What has been touted as the clown apocalypse (and is actually some people going around dressed as clowns) began in the US this summer. Now that it’s spread to the UK, with “clown sightings” from County Durham to Somerset, mild perturbment has pervaded our shores like an incredibly thin mist.
So far, no one has been hurt by one of these particular lurking clowns. Although a knife-wielding specimen was spotted – I’m sorry – “sighted” in Manchester, and there was one with a chainsaw on the Brunel University campus, in London, this week. It’s been suggested that the craze was inspired by the upcoming remake of the 90s horror classic It, based on the Stephen King novel, in which Pennywise the clown terrorises a small town. But what these Pennywise-inspired “killer clowns” don’t seem to understand is that clowns don’t need chainsaws to be scary. It’s overkill. It’s like strapping a bomb to a really big spider. The point is – unarmed clowns are already scary.
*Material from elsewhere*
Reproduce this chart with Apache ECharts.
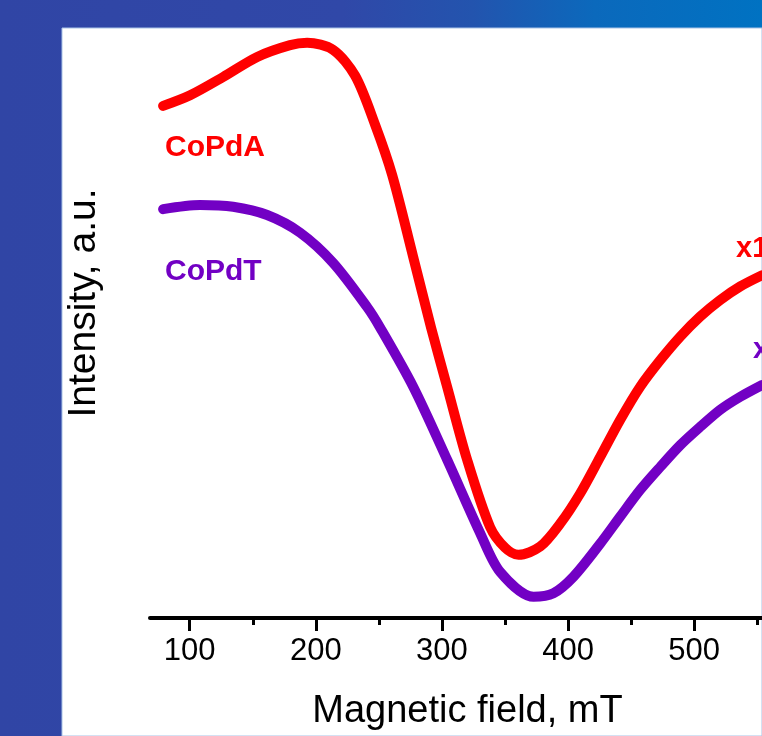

Sometimes scary things are accidentally funny. Like a bad horror film, or a lacklustre ghost train. On the flipside, funny things that are accidentally scary can be very scary indeed. Seeing as no one (outside of France) has laughed at a clown since the 1400s, what we’re left with – clown-wise – is pure, uncut scary. Psychologists have used Freud’s theory of the uncanny, in which something is disturbing because it’s simultaneously familiar and unfamiliar, to explain why we’re scared of clowns. A grown man, or woman (but usually a man) in several layers of face paint and a baggy onesie is clearly a human adult, while at the same time something other, something awful, something Freud probably didn’t call “fucked up”.
One of the creepiest things about clowns is that they want to be liked. Like serial killer John Wayne Gacy lulling kids into a false sense of security as his alter ego and birthday party entertainer, Pogo the Clown. A clown with a chainsaw doesn’t want to be liked, which actively detracts from his scariness as a clown. Don’t get me wrong, a chainsaw-wielding person is scary, but that person could be dressed as a fish, a hedge, or Alex Salmond, and still be scary. When someone is potentially going to cut you into many, many pieces, their appearance is immaterial.
This is why, if anything, this spate of try-hard “killers” is detracting from the scariness of clowns. In fact, professional clowns have started to hit out at the Clown Apocalypse clowns. The professionals claim that the pranksters are besmirching the good name of clowning. The irony being that the professionals (people so dedicated to slapstick they’ve made a career out of it) are way, way scarier than the amateurs. The scariest thing about the clown craze is that it’s ruining an effective horror trope. It’s turning clowns into… clowns. Although maybe this is a sign that the whole scary clown thing is utterly knackered, and we should all grow up and focus our collective fear on something like the US presidential election.
Besides, with his painted face and propensity for nonsense, is Donald Trump not the ultimate clown? Clowning is dead. It’s done the full circle. It may even — but don’t quote me on this — be funny again. In a tragic, “we’re all screwed” way, at least. Maybe this isn’t even new. After all, Juggalos (devotees to the hip hop group Insane Clown Posse) have been making clowns un-scary since the Nineties.
And in terms of accidentally scary things, I’ve always thought puppets were scarier, anyway.